# Start of PROVIDED RECORDS

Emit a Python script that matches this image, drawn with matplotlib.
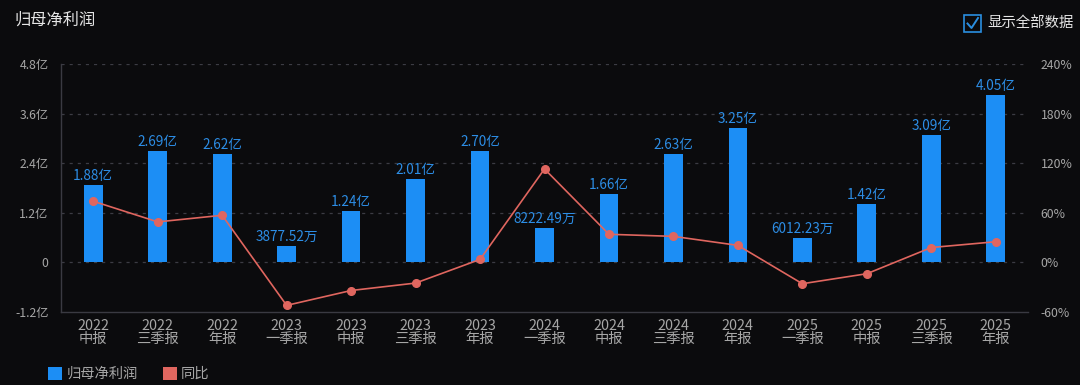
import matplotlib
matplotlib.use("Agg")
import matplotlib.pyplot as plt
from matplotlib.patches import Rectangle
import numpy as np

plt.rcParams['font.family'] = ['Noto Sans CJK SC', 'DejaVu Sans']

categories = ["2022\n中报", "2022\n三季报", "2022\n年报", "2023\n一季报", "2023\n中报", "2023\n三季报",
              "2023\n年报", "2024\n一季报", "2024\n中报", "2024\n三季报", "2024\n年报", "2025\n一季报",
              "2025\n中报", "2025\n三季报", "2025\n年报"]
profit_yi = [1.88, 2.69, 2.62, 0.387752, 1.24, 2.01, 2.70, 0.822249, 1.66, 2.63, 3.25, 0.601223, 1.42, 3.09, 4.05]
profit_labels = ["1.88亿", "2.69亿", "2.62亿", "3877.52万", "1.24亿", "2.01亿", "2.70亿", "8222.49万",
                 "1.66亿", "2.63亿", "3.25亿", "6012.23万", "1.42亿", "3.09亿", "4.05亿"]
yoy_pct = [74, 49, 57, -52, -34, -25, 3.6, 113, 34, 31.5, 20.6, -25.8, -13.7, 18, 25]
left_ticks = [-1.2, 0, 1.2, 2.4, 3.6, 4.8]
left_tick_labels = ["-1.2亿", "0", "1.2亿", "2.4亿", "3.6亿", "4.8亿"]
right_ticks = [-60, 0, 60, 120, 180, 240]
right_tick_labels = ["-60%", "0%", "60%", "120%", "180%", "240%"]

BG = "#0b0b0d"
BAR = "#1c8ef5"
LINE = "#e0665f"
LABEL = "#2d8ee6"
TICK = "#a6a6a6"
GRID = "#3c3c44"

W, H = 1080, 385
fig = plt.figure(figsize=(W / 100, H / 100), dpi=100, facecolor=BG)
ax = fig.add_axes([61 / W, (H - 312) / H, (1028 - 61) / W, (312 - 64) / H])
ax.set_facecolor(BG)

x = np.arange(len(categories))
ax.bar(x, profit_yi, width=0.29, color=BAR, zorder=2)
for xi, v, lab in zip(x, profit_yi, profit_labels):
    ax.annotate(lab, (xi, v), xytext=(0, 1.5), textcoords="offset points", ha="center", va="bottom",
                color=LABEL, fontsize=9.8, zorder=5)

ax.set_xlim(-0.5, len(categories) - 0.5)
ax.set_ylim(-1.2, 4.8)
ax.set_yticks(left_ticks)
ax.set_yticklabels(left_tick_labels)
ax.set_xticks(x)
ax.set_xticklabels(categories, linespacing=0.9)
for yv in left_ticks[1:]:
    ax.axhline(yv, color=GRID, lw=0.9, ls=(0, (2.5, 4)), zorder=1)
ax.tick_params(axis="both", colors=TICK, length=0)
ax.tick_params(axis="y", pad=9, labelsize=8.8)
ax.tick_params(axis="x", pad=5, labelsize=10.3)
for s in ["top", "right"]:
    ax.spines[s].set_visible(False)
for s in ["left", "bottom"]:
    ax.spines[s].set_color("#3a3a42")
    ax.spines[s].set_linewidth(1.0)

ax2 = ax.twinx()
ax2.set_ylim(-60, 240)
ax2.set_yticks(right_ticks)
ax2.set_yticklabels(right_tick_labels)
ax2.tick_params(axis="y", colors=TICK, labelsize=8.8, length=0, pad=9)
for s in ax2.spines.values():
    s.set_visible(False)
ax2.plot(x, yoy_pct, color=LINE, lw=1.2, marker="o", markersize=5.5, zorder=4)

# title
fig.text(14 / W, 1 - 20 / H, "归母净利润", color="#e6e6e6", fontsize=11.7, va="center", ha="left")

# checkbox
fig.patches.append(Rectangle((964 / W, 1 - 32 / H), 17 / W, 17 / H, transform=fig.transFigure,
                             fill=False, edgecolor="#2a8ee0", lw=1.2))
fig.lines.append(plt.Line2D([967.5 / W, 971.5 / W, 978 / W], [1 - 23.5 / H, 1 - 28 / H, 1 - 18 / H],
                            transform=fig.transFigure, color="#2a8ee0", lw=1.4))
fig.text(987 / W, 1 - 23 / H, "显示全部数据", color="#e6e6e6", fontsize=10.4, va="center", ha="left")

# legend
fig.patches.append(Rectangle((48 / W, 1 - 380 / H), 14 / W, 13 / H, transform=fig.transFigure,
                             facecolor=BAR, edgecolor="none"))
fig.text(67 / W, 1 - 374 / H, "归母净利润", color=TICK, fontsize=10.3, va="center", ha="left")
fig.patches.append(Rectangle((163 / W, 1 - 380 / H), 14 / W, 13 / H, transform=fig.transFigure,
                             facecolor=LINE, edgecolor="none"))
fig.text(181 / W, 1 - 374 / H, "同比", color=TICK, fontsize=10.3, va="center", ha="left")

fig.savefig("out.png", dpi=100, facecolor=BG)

# End of PROVIDED RECORDS
# Start of PROVIDED RECORDS

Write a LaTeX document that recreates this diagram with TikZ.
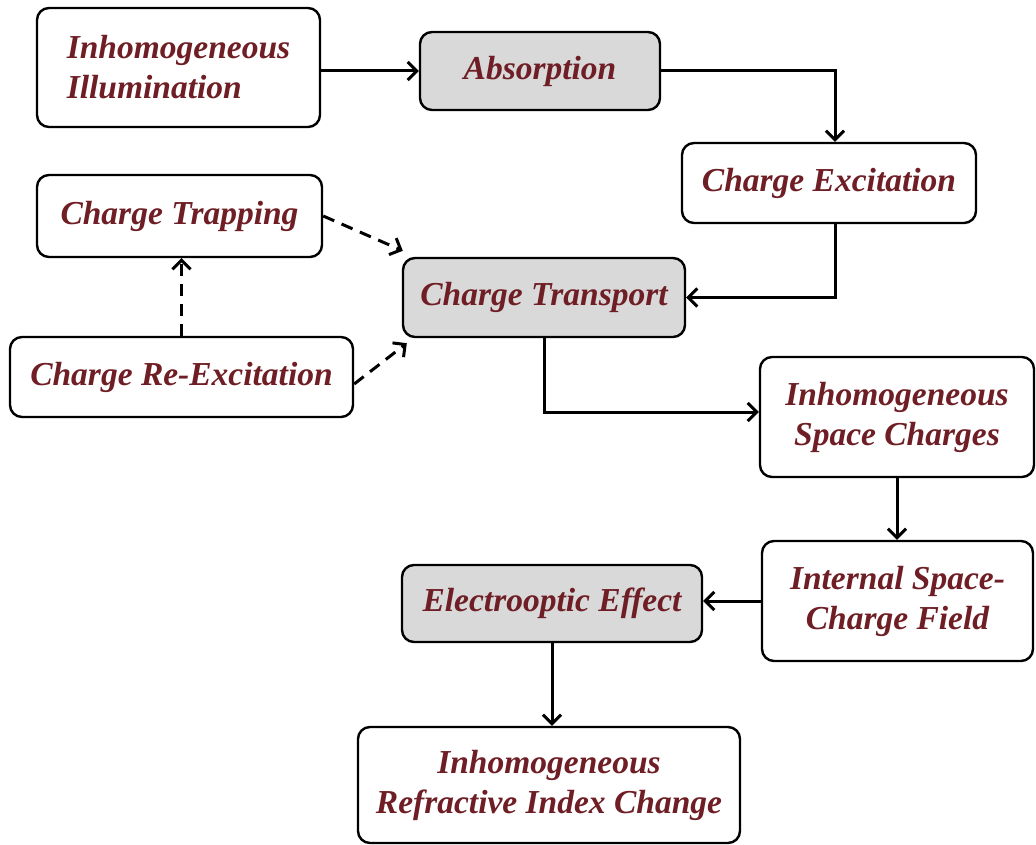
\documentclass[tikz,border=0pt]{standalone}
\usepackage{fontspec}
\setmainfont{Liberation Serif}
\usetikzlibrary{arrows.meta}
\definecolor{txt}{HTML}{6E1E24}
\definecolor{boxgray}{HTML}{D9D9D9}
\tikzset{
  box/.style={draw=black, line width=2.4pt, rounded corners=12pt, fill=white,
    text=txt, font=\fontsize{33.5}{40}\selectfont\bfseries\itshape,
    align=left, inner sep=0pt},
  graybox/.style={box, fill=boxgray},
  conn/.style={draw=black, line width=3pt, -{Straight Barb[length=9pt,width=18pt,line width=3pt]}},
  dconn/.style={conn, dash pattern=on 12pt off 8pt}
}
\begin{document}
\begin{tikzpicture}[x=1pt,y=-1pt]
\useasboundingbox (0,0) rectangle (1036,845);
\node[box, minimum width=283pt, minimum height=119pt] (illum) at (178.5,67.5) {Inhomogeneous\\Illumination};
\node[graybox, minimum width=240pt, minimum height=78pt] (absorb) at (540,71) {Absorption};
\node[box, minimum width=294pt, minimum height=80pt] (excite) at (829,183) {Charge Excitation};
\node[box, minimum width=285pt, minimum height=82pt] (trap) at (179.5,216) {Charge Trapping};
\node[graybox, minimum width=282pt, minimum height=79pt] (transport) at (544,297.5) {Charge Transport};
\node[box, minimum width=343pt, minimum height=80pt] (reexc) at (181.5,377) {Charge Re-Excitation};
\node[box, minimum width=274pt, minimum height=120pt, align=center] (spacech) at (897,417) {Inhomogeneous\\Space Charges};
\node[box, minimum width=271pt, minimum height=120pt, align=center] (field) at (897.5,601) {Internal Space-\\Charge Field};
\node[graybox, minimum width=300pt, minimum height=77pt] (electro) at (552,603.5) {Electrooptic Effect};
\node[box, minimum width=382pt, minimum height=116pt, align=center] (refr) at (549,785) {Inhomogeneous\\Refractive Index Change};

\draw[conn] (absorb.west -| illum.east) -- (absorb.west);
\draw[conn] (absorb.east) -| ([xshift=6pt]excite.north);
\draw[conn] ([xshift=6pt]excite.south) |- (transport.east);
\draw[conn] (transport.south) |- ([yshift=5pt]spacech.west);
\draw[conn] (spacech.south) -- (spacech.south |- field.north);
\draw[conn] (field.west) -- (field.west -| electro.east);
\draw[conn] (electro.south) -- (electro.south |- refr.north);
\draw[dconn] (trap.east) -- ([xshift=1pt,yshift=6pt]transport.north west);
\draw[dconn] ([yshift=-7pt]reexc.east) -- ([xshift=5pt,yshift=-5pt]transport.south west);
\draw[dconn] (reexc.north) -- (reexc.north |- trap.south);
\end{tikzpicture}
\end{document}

# End of PROVIDED RECORDS
# Start of PROVIDED RECORDS

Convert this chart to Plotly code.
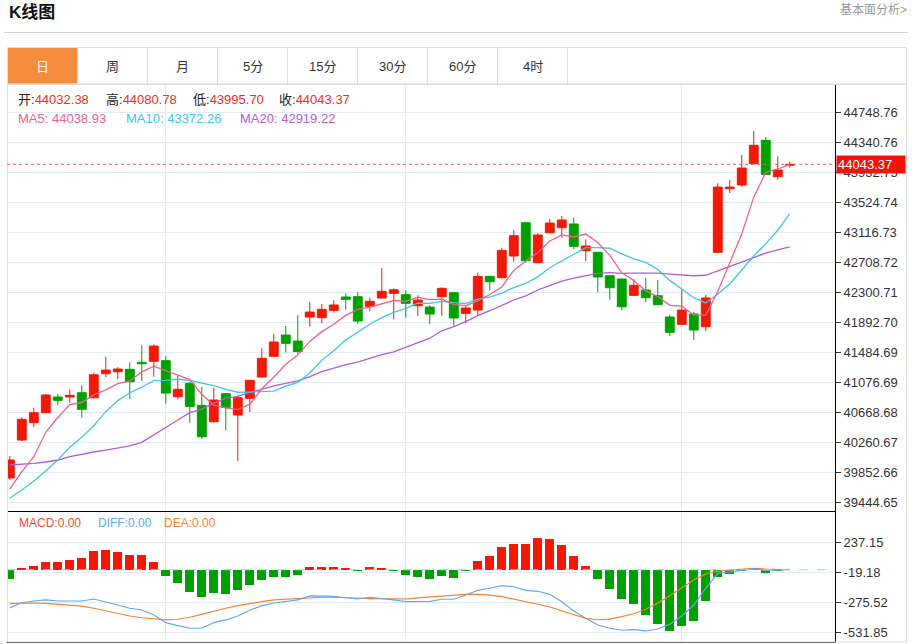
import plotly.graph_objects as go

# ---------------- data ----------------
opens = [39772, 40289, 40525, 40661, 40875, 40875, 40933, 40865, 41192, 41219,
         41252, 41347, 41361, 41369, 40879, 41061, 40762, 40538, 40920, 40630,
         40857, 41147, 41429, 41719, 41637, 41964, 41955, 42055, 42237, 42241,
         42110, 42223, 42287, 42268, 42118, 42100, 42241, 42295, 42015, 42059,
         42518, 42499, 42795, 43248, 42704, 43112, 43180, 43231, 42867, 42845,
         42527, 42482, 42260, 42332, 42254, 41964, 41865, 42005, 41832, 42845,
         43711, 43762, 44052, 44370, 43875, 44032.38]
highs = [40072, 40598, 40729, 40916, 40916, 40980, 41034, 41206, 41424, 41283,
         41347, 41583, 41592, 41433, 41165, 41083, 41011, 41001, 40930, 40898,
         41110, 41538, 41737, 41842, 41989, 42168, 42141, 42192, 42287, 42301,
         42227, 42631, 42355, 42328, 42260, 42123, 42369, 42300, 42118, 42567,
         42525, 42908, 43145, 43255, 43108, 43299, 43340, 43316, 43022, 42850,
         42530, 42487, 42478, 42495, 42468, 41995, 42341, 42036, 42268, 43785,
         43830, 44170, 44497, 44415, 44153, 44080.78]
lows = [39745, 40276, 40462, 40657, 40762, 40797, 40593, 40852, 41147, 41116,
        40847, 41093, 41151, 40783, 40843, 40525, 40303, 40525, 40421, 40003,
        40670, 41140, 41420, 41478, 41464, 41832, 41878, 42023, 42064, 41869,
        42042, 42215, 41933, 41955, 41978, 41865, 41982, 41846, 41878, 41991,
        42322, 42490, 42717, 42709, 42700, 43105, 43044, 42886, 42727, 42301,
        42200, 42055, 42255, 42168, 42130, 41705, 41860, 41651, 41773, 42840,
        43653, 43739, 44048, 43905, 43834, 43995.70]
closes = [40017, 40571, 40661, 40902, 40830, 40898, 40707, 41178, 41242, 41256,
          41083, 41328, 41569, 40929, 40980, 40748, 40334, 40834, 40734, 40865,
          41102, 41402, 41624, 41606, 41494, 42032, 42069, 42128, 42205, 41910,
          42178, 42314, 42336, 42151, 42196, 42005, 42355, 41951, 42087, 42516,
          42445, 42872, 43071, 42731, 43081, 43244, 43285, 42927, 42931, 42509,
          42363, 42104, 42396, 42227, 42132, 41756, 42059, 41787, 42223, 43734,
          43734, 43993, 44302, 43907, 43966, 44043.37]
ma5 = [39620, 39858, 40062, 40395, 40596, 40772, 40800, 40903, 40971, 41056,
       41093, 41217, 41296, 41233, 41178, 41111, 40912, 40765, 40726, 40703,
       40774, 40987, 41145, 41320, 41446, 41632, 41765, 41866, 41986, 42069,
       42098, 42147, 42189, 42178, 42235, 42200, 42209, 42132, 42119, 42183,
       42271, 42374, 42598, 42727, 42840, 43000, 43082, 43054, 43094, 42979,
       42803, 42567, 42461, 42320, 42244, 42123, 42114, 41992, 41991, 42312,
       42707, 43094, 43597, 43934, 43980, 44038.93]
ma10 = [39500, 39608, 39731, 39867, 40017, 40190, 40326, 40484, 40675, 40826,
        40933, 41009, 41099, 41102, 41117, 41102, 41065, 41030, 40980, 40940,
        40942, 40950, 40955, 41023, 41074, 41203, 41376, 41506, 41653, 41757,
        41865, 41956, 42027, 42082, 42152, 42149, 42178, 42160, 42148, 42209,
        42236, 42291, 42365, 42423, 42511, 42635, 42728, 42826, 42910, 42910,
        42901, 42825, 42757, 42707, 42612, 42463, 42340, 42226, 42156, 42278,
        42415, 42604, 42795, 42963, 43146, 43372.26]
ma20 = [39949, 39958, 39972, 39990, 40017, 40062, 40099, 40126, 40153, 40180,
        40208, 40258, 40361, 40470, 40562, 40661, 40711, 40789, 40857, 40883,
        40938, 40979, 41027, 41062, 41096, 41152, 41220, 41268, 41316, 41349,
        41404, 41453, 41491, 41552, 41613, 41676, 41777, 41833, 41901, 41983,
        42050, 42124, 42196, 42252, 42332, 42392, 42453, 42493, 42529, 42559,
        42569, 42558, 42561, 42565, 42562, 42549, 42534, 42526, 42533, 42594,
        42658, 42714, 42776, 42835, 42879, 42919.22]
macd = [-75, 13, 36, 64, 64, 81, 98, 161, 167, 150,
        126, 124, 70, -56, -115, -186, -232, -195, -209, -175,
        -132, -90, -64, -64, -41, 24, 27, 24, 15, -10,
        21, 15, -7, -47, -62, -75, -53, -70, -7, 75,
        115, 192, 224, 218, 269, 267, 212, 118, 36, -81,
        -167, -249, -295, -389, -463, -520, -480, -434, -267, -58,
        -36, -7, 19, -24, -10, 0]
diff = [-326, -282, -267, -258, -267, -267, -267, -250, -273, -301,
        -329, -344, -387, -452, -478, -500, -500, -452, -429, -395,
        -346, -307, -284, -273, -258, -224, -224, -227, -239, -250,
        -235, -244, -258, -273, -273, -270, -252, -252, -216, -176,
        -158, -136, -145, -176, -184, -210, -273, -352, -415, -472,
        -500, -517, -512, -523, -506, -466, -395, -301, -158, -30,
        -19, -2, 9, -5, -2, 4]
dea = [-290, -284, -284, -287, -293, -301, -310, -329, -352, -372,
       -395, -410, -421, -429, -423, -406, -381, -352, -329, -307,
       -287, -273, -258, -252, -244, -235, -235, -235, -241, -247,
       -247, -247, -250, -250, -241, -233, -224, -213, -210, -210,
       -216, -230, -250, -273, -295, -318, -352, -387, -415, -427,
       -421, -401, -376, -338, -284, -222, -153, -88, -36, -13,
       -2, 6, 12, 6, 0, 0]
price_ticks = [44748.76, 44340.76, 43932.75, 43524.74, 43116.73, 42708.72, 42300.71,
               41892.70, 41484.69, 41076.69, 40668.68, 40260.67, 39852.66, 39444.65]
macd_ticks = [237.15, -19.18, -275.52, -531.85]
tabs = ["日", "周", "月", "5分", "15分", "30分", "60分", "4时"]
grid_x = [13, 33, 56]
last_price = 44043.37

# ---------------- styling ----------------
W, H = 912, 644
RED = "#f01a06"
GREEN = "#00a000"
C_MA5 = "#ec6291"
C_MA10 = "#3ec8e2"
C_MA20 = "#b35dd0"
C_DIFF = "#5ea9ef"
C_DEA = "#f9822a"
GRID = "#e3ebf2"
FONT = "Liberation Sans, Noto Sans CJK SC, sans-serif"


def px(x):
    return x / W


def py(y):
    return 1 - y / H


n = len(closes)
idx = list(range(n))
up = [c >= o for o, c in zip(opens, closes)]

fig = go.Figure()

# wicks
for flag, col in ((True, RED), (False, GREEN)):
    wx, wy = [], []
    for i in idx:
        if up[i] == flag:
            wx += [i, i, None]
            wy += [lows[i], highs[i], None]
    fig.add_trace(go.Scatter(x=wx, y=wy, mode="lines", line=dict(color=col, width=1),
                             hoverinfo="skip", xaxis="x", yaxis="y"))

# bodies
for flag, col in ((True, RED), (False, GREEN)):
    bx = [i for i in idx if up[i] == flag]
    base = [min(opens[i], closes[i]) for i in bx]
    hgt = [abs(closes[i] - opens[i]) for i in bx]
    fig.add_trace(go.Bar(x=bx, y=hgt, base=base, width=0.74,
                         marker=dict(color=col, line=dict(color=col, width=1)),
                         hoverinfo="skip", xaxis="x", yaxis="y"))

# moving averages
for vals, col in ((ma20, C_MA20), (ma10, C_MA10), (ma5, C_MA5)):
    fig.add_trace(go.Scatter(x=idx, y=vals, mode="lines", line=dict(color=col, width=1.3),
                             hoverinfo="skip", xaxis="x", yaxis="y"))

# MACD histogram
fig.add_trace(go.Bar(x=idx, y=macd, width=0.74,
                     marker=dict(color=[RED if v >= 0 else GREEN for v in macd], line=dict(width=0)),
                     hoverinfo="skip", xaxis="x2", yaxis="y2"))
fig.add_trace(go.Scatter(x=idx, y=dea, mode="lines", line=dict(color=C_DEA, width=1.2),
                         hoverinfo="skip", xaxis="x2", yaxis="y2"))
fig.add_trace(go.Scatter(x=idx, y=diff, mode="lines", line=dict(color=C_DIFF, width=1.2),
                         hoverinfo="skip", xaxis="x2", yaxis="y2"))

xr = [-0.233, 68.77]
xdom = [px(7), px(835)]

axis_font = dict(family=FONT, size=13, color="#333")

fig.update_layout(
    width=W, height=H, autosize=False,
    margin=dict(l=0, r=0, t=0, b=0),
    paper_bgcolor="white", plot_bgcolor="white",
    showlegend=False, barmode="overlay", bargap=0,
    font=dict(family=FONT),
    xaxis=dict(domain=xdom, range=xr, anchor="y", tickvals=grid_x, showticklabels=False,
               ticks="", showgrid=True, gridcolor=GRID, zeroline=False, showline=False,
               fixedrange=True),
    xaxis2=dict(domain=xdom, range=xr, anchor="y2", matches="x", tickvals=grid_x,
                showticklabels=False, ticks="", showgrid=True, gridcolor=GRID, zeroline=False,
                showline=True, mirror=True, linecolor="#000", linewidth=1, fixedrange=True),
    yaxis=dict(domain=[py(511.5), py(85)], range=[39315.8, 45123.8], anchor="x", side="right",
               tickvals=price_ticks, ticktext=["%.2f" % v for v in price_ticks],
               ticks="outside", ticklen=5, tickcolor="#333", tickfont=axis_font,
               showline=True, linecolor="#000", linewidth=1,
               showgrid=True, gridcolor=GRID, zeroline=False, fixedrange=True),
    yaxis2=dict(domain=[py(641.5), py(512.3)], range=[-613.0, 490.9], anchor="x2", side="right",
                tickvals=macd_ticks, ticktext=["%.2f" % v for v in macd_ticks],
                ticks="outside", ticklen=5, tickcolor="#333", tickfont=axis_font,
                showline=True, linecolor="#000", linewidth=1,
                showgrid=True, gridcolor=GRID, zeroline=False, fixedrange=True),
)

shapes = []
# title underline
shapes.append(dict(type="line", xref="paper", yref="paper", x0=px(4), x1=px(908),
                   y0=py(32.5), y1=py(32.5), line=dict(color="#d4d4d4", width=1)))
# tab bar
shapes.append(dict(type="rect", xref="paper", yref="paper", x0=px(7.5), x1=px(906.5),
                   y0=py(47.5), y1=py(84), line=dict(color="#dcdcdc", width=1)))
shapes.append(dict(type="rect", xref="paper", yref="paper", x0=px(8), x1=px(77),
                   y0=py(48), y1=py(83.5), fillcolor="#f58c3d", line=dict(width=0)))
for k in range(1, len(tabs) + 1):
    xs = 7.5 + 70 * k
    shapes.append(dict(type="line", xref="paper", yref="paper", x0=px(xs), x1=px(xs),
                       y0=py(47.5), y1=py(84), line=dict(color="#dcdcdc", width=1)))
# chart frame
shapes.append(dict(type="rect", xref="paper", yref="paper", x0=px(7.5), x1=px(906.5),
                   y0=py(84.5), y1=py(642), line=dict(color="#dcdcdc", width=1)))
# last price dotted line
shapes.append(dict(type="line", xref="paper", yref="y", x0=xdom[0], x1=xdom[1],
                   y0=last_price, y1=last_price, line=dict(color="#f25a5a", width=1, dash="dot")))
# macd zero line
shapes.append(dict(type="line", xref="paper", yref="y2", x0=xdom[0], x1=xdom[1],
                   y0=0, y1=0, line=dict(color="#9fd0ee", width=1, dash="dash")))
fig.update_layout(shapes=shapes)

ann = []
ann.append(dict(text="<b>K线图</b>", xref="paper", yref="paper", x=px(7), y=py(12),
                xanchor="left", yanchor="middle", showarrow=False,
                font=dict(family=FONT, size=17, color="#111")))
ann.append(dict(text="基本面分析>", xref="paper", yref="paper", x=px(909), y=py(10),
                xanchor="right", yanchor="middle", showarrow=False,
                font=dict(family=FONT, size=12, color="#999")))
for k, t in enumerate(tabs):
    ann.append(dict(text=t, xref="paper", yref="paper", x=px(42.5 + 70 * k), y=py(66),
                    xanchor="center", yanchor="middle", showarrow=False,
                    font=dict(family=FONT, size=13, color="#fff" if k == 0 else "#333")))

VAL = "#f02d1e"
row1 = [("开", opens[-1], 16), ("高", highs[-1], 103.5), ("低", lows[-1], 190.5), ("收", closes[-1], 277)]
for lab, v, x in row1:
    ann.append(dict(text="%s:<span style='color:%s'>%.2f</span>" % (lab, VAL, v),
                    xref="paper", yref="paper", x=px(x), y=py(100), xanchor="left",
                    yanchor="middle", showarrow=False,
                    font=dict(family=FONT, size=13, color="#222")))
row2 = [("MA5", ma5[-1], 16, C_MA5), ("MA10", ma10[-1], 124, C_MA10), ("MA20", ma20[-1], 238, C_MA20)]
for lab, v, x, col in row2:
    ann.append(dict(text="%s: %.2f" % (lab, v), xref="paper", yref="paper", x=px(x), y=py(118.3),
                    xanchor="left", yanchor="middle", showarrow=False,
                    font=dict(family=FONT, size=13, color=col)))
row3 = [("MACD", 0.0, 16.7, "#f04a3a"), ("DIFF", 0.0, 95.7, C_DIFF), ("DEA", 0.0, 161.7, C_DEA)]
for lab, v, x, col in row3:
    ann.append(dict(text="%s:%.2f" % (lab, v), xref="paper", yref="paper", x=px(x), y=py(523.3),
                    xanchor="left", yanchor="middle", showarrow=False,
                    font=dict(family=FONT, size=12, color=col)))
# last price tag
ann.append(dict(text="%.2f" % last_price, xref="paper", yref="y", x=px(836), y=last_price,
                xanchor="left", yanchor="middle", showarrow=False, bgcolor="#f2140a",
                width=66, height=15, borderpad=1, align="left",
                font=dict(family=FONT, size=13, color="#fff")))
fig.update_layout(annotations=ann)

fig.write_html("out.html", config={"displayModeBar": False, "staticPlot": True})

# End of PROVIDED RECORDS

» PROBLEM DESCRIPTION
Transcribe exactly the lines between the one containing "Emit a Python" and the one containing "plt.rcParams['font.family'] = ['Noto", counting both ends. Pictures are not copied.

» FULL RESPONSE
Emit a Python script that matches this image, drawn with matplotlib.
import matplotlib
matplotlib.use("Agg")
import matplotlib.pyplot as plt
from matplotlib.patches import Rectangle
import numpy as np

plt.rcParams['font.family'] = ['Noto Sans CJK SC', 'DejaVu Sans']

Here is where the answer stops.